Two schools in the town were hit. Mr Knaggs said: “If they had been hit a little later, a lot of school children would have died. At one of them, 200 children would have been killed easily. So in that sense, it was quite lucky that it was early in the morning.”

But 18 civilians were killed as a result of the raid, including 14-month-old John Shields Ryalls, which led Winston Churchill to call the Germans “baby killers”.

The outrage caused by the killing of innocent civilians led to the Government using the Scarborough bombardment in its recruitment drive.

Mr Knaggs said: “Its most important thing was the fact they used it publicity-wise to stir up bad feeling against the Germans after what had happened in Belgium earlier in the war. So, for propaganda reasons, it was very important.”

One propaganda poster simply stated: “Remember Scarborough!

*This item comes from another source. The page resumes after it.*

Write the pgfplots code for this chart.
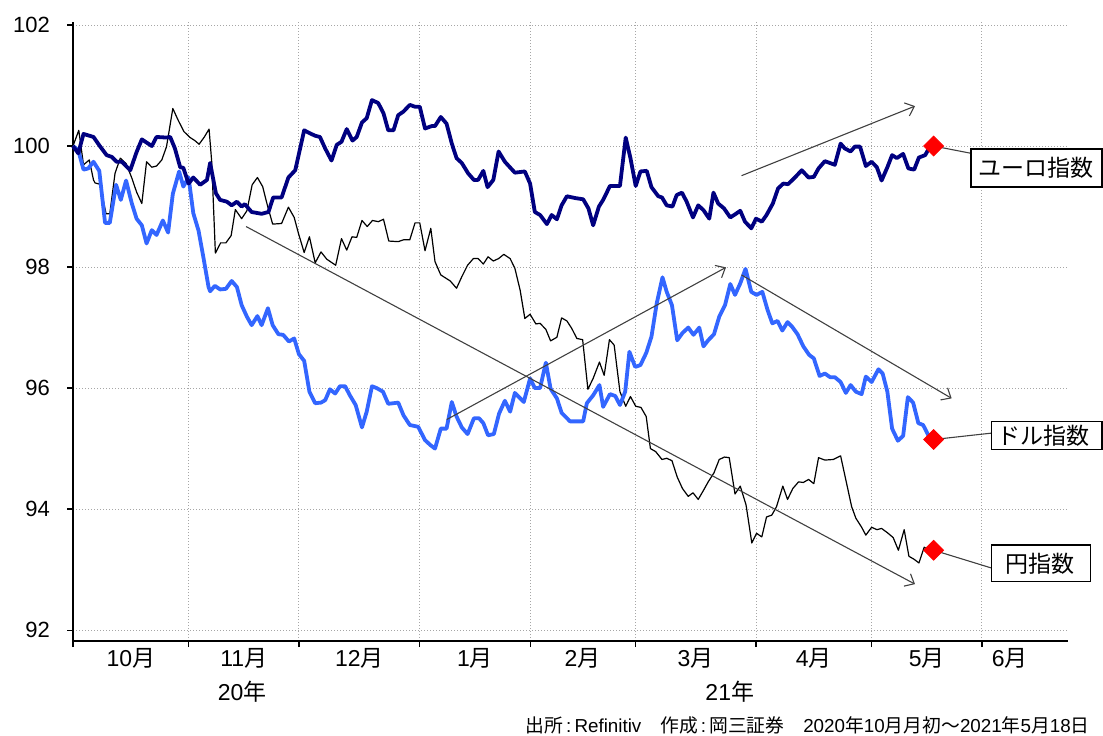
\documentclass[border=0pt]{standalone}
\usepackage{fontspec}
\setmainfont{Liberation Sans}
\newfontfamily\cjk{Noto Sans CJK JP}
\usepackage{pgfplots}
\pgfplotsset{compat=1.18}
\usetikzlibrary{arrows.meta}
\definecolor{euro}{HTML}{000080}
\definecolor{dollar}{HTML}{3366FF}
\definecolor{arrowc}{HTML}{404040}
\definecolor{gridc}{HTML}{A6A6A6}
\begin{document}
\begin{tikzpicture}
\begin{axis}[
  scale only axis, width=497.5pt, height=309.5pt,
  at={(0pt,0pt)}, anchor=south west,
  xmin=0, xmax=189.38, ymin=91.82, ymax=102.05,
  axis lines*=left,
  axis line style={black, line width=0.6pt},
  xtick={0,22,43,66,87,107,130,152,173},
  xticklabels={,,,,,,,,},
  ytick={92,94,...,102},
  tick align=outside, major tick length=3pt,
  tick style={black, line width=0.6pt},
  grid=major,
  major grid style={gridc, line width=0.5pt, dash pattern=on 0.5pt off 1pt},
  extra x ticks={11,32.5,54.5,76.5,97,118.5,141,162.5,178.3},
  extra x tick labels={10{\cjk 月},11{\cjk 月},12{\cjk 月},1{\cjk 月},2{\cjk 月},3{\cjk 月},4{\cjk 月},5{\cjk 月},6{\cjk 月}},
  extra x tick style={grid=none, major tick length=0pt, tick label style={font=\fontsize{11.5}{13}\selectfont}},
  tick label style={font=\fontsize{11}{13}\selectfont},
  yticklabel style={xshift=-5pt},
  /pgf/number format/assume math mode=true,
  clip=false,
]
% Yen index
\addplot[black, line width=0.6pt, line join=round] coordinates {
(0,100.0)(1.1,100.26)(2.0,99.69)(3.1,99.77)(3.9,99.44)(4.2,99.39)(5.1,99.37)(6.3,98.88)(7.0,98.88)(8.0,99.55)(9.0,99.8)(10.1,99.71)(11.2,99.47)(12.1,99.24)(13.1,99.05)(14.0,99.74)(15.0,99.65)(15.9,99.67)(16.9,99.77)(17.8,99.99)(19.0,100.62)(20.0,100.43)(21.1,100.24)(22.3,100.14)(23.2,100.09)(24.0,100.03)(25.0,100.15)(25.9,100.28)(26.4,99.74)(27.1,98.23)(28.1,98.4)(29.1,98.4)(30.1,98.52)(30.9,98.95)(32.1,98.8)(33.1,98.93)(34.1,99.36)(35.1,99.48)(36.1,99.33)(37.0,99.02)(38.0,98.71)(39.7,98.72)(41.0,98.99)(42.1,98.82)(42.9,98.56)(44.0,98.24)(45.0,98.5)(46.1,98.07)(47.2,98.25)(48.3,98.13)(50.0,98.03)(51.1,98.47)(52.1,98.28)(53.1,98.5)(54.0,98.49)(55.0,98.77)(56.0,98.67)(57.0,98.77)(58.1,98.75)(59.1,98.79)(60.1,98.43)(61.9,98.42)(62.9,98.45)(64.1,98.45)(65.1,98.73)(66.0,98.73)(67.0,98.27)(68.1,98.64)(68.9,98.09)(70.0,97.87)(71.8,97.77)(73.0,97.65)(74.0,97.84)(75.1,98.03)(76.2,98.14)(77.1,98.14)(78.1,98.05)(79.0,98.17)(80.0,98.1)(81.0,98.14)(82.0,98.21)(83.2,98.14)(84.1,97.98)(85.1,97.62)(86.0,97.15)(87.0,97.22)(88.1,97.06)(88.9,97.07)(90.0,96.97)(90.9,96.78)(92.1,96.84)(93.0,97.16)(94.0,97.11)(94.9,96.99)(95.9,96.82)(97.0,96.8)(98.0,95.98)(99.0,96.16)(100.2,96.43)(101.1,96.21)(102.1,96.8)(103.0,96.71)(104.1,95.94)(105.2,95.7)(106.1,95.86)(107.1,95.7)(108.1,95.68)(109.1,95.53)(109.9,95.0)(110.9,94.95)(112.1,94.82)(113.0,94.84)(114.0,94.8)(115.0,94.53)(116.0,94.34)(117.1,94.21)(118.0,94.27)(119.0,94.16)(120.0,94.31)(120.9,94.45)(122.0,94.6)(123.0,94.82)(124.0,94.86)(124.9,94.85)(126.0,94.25)(127.0,94.38)(128.1,94.07)(129.2,93.44)(130.1,93.6)(131.1,93.54)(132.0,93.87)(133.0,93.9)(133.9,94.04)(135.1,94.38)(136.0,94.16)(137.0,94.34)(138.1,94.45)(139.0,94.44)(140.0,94.49)(141.0,94.42)(141.9,94.85)(143.1,94.81)(144.7,94.82)(146.1,94.88)(147.3,94.4)(148.2,94.04)(149.0,93.85)(150.1,93.7)(150.9,93.57)(152.0,93.7)(153.0,93.66)(153.9,93.68)(155.0,93.61)(156.1,93.53)(157.1,93.32)(158.2,93.66)(159.1,93.22)(160.1,93.17)(161.0,93.11)(162.0,93.37)(162.8,93.33)(163.8,93.32)
};
% Dollar index
\addplot[dollar, line width=1.9pt, line join=round] coordinates {
(0,100.0)(1.0,99.93)(2.0,99.61)(2.9,99.63)(3.9,99.74)(5.0,99.59)(6.1,98.73)(7.0,98.73)(8.2,99.36)(9.1,99.11)(10.1,99.43)(11.2,99.05)(12.1,98.8)(13.1,98.69)(14.0,98.39)(15.0,98.61)(15.9,98.53)(17.1,98.77)(18.1,98.57)(19.0,99.21)(20.2,99.58)(21.0,99.33)(22.0,99.48)(22.9,98.89)(23.9,98.6)(24.9,98.12)(25.8,97.67)(26.1,97.6)(27.0,97.69)(28.0,97.63)(29.1,97.64)(30.2,97.77)(31.2,97.67)(32.1,97.37)(33.1,97.18)(34.0,97.04)(35.1,97.19)(35.9,97.04)(37.1,97.32)(38.0,97.04)(39.1,96.89)(40.0,96.88)(41.1,96.77)(42.1,96.82)(43.0,96.56)(44.0,96.45)(45.0,95.94)(46.1,95.75)(47.2,95.76)(48.0,95.8)(48.9,95.98)(49.9,95.91)(50.8,96.03)(51.8,96.03)(52.7,95.88)(53.8,95.72)(55.0,95.35)(55.9,95.61)(56.9,96.03)(57.8,96.0)(59.0,95.94)(60.0,95.74)(61.0,95.75)(61.9,95.76)(62.9,95.55)(64.1,95.39)(65.7,95.36)(67.0,95.14)(68.0,95.06)(68.9,95.0)(70.0,95.33)(71.1,95.33)(72.1,95.77)(73.0,95.53)(74.0,95.35)(75.1,95.24)(76.3,95.5)(77.3,95.5)(78.1,95.42)(79.0,95.22)(80.1,95.24)(81.1,95.58)(82.2,95.79)(83.2,95.61)(84.1,95.92)(85.8,95.77)(87.0,96.16)(87.9,96.0)(88.9,96.0)(90.0,96.42)(90.9,95.99)(92.1,95.83)(93.0,95.59)(94.6,95.45)(97.1,95.45)(97.8,95.75)(99.0,95.88)(100.2,96.05)(100.9,95.69)(102.2,95.9)(103.2,95.87)(104.1,95.72)(105.1,95.94)(105.9,96.6)(107.0,96.35)(108.0,96.38)(109.1,96.58)(110.1,96.85)(111.1,97.4)(112.2,97.83)(113.0,97.59)(114.0,97.37)(115.0,96.79)(116.0,96.91)(117.1,97.0)(118.1,96.88)(119.2,97.0)(120.0,96.69)(120.9,96.79)(122.0,96.89)(123.0,97.18)(124.1,97.37)(125.1,97.72)(126.0,97.54)(127.0,97.73)(128.0,97.97)(129.1,97.59)(130.1,97.54)(131.2,97.59)(132.2,97.29)(133.1,97.07)(134.1,97.11)(135.0,96.95)(136.0,97.09)(136.9,97.01)(137.9,96.89)(139.0,96.69)(140.1,96.55)(141.0,96.49)(142.1,96.2)(143.1,96.24)(144.1,96.18)(145.0,96.18)(146.1,96.1)(147.1,95.92)(148.0,96.05)(149.0,95.94)(150.1,95.9)(150.9,96.19)(152.0,96.1)(153.3,96.31)(154.1,96.24)(155.0,95.94)(155.9,95.33)(157.0,95.13)(158.0,95.21)(158.9,95.85)(159.9,95.76)(160.9,95.42)(161.8,95.39)(162.8,95.22)(163.8,95.15)
};
% Euro index
\addplot[euro, line width=1.9pt, line join=round] coordinates {
(0,100.0)(1.0,99.88)(2.0,100.2)(3.9,100.15)(5.1,100.0)(6.4,99.85)(7.4,99.82)(8.3,99.74)(9.3,99.74)(10.9,99.6)(12.1,99.9)(13.1,100.11)(15.0,100.0)(15.9,100.15)(17.8,100.14)(18.5,100.15)(19.4,99.96)(20.4,99.65)(21.0,99.64)(22.0,99.38)(22.9,99.48)(24.2,99.36)(25.5,99.44)(26.1,99.72)(27.2,99.22)(28.0,99.11)(29.3,99.08)(30.2,99.02)(31.2,99.08)(32.1,99.0)(32.7,99.04)(34.0,98.91)(35.9,98.88)(37.2,98.91)(38.1,99.15)(39.7,99.15)(41.0,99.48)(42.3,99.6)(44.0,100.26)(45.1,100.21)(46.1,100.17)(47.0,100.15)(48.0,99.96)(49.2,99.76)(50.2,100.02)(51.1,100.07)(52.1,100.28)(53.2,100.09)(54.0,100.15)(55.0,100.39)(55.9,100.46)(56.9,100.76)(58.1,100.71)(59.1,100.54)(60.0,100.26)(61.0,100.26)(61.9,100.51)(62.9,100.57)(64.1,100.68)(65.1,100.65)(66.0,100.65)(67.0,100.29)(68.3,100.33)(68.9,100.33)(70.0,100.48)(71.1,100.37)(72.1,100.04)(73.0,99.8)(74.0,99.72)(75.2,99.55)(76.3,99.44)(77.1,99.44)(78.1,99.59)(78.9,99.32)(80.0,99.44)(81.0,99.91)(82.2,99.74)(84.1,99.56)(86.0,99.58)(87.0,99.38)(87.9,98.91)(88.9,98.86)(90.2,98.71)(91.1,98.86)(92.1,98.79)(93.0,99.02)(94.0,99.17)(95.6,99.14)(97.1,99.12)(98.1,98.97)(99.0,98.69)(100.1,99.0)(100.9,99.11)(102.2,99.34)(104.1,99.34)(105.2,100.14)(106.1,99.8)(107.1,99.34)(108.0,99.58)(109.2,99.59)(110.1,99.32)(111.4,99.17)(112.1,99.15)(113.0,99.02)(114.1,99.0)(114.9,99.19)(115.9,99.23)(116.8,99.08)(118.0,98.82)(119.0,99.02)(120.0,98.94)(121.1,98.8)(121.9,99.23)(122.8,99.05)(123.9,98.97)(125.1,98.82)(126.0,98.87)(127.0,98.93)(127.9,98.75)(129.1,98.64)(130.0,98.8)(131.1,98.75)(132.0,98.86)(133.2,99.05)(134.2,99.3)(135.2,99.38)(136.1,99.37)(137.4,99.48)(138.7,99.6)(140.0,99.48)(141.0,99.49)(141.9,99.63)(143.1,99.75)(145.0,99.69)(146.1,100.04)(146.9,99.96)(148.0,99.91)(148.8,99.99)(149.8,99.99)(150.9,99.67)(152.0,99.74)(153.0,99.65)(153.9,99.43)(155.0,99.65)(155.9,99.85)(156.8,99.8)(158.0,99.87)(159.0,99.63)(160.1,99.61)(161.0,99.81)(162.2,99.85)(163.1,99.99)(163.8,100.0)
};
% trend arrows
\draw[arrowc, line width=0.55pt, -{Straight Barb[length=4pt,width=7pt]}] (axis cs:32.93,98.67) -- (axis cs:160.26,92.76);
\draw[arrowc, line width=0.55pt, -{Straight Barb[length=4pt,width=7pt]}] (axis cs:71.13,95.48) -- (axis cs:124.29,97.995);
\draw[arrowc, line width=0.55pt, -{Straight Barb[length=4pt,width=7pt]}] (axis cs:127.24,97.87) -- (axis cs:167.24,95.83);
\draw[arrowc, line width=0.55pt, -{Straight Barb[length=4pt,width=7pt]}] (axis cs:127.24,99.51) -- (axis cs:160.26,100.66);
% leader lines
\draw[arrowc, line width=0.55pt] (axis cs:163.8,100.0) -- (axis cs:170.92,99.88);
\draw[arrowc, line width=0.55pt] (axis cs:163.8,95.15) -- (axis cs:174.86,95.256);
\draw[arrowc, line width=0.55pt] (axis cs:163.8,93.32) -- (axis cs:174.86,93.025);
% end markers
\addplot[only marks, mark=square*, mark size=3.5pt, mark options={rotate=45, fill=red, draw=red}] coordinates {(163.8,100.0)(163.8,95.15)(163.8,93.32)};
% label boxes
\draw[black, line width=0.6pt, fill=white] (axis cs:170.92,99.95) rectangle (axis cs:195.85,99.322);
\node[font=\fontsize{11.5}{13}\selectfont\cjk] at (axis cs:183.3,99.636) {ユーロ指数};
\draw[black, line width=0.6pt, fill=white] (axis cs:174.86,95.443) rectangle (axis cs:195.85,94.987);
\node[font=\fontsize{11.5}{13}\selectfont\cjk] at (axis cs:184.7,95.215) {ドル指数};
\draw[black, line width=0.6pt, fill=white] (axis cs:174.86,93.405) rectangle (axis cs:193.70,92.798);
\node[font=\fontsize{11.5}{13}\selectfont\cjk] at (axis cs:184.0,93.10) {円指数};
% year labels
\node[font=\fontsize{11.5}{13}\selectfont] at (axis cs:32.2,90.975) {20{\cjk 年}};
\node[font=\fontsize{11.5}{13}\selectfont] at (axis cs:125.0,90.975) {21{\cjk 年}};
% source
\node[anchor=east, inner sep=0pt, font=\fontsize{9.4}{11}\selectfont] at (axis cs:193.57,90.43) {{\cjk 出所}\,:\,Refinitiv{\cjk 　作成}\,:\,{\cjk 岡三証券}\quad 2020{\cjk 年}10{\cjk 月月初～}2021{\cjk 年}5{\cjk 月}18{\cjk 日}};
\end{axis}
\pgfresetboundingbox
\path[use as bounding box] (-36.5pt,-47pt) rectangle (515pt,320.5pt);
\end{tikzpicture}
\end{document}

Enlist now.”

Another, issued within weeks of the shelling, bore the headline: “Avenge Scarborough – up and at ’em now.”

The text read: “The wholesale murder of innocent women and children demands vengeance. Men of England, the innocent victims of German brutality call upon you to avenge them.”

Mr Knaggs said: “At the time, Scarborough was a very famous holiday resort, lords and ladies and the royal family had been here.”

Four of the fatalities that day came from the same family and the Government used photographs of their house on its posters.

Mr Knaggs said: “Out of the 18 deaths, the four, the Bennett family in Wykeham Street, that was the most tragic. Four people out of seven in the one household.”

Another victim was 15-year-old George Harland Taylor – the only Boy Scout to die in Great Britain during the First World War.

Mr Knaggs said he had discovered new information through his research into the Scarborough bombardment.

He said it was originally believed that Scarborough was hit by around 500 shells but he has now confirmed that 776 shots were fired at the town.

“Eighteen people died in Scarborough and about 200 were injured. Over 200 buildings were hit. There were 776 medium format shells fired in 29 minutes, which is quite something,” he said.